Un excellent thermomètre

Aussi la présence française en ces murs suscite depuis l’origine, côté italien, des sentiments ambivalents, où l’affection sincère se mêle à l’agacement d’être privé de la jouissance d’un des plus précieux joyaux de la ville. De l’autre côté, la France dispose, avec « le Farnèse », d’un outil d’influence incomparable. D’ailleurs, les diplomates le reconnaissent sans peine : on répond rarement non aux invitations de l’ambassadeur, et l’attrait du Farnèse n’y est pas pour rien.

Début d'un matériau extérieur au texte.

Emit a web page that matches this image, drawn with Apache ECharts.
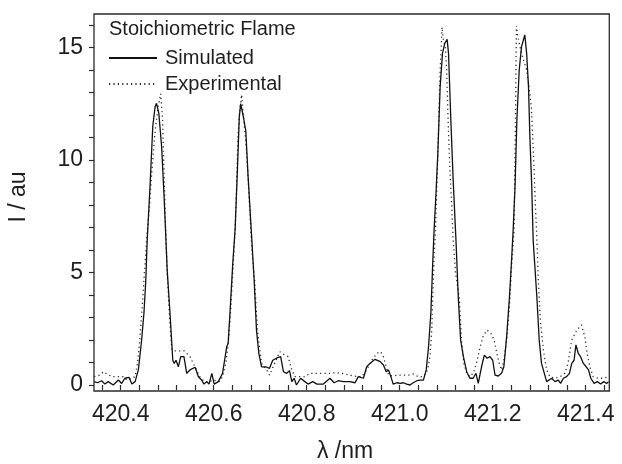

C’est sous les fenêtres du palais que les Italiens se massent pour témoigner de leur soutien lors des grandes épreuves, comme au lendemain des attentats de 2015. Et c’est au même endroit que l’on vient, aux moments de crise, manifester sa colère. Ainsi, durant l’été 2018, alors que la tension franco-italienne grimpait en flèche, les chercheurs qui suaient sous les toits, fenêtres ouvertes, dans la bibliothèque de l’Ecole française de Rome, ont-ils eu plusieurs fois la surprise d’entendre l’écho lointain de slogans antifrançais, que des petits groupes de manifestants hurlaient au mégaphone depuis la place… Au fond, le Farnèse est un excellent thermomètre de la relation franco-italienne.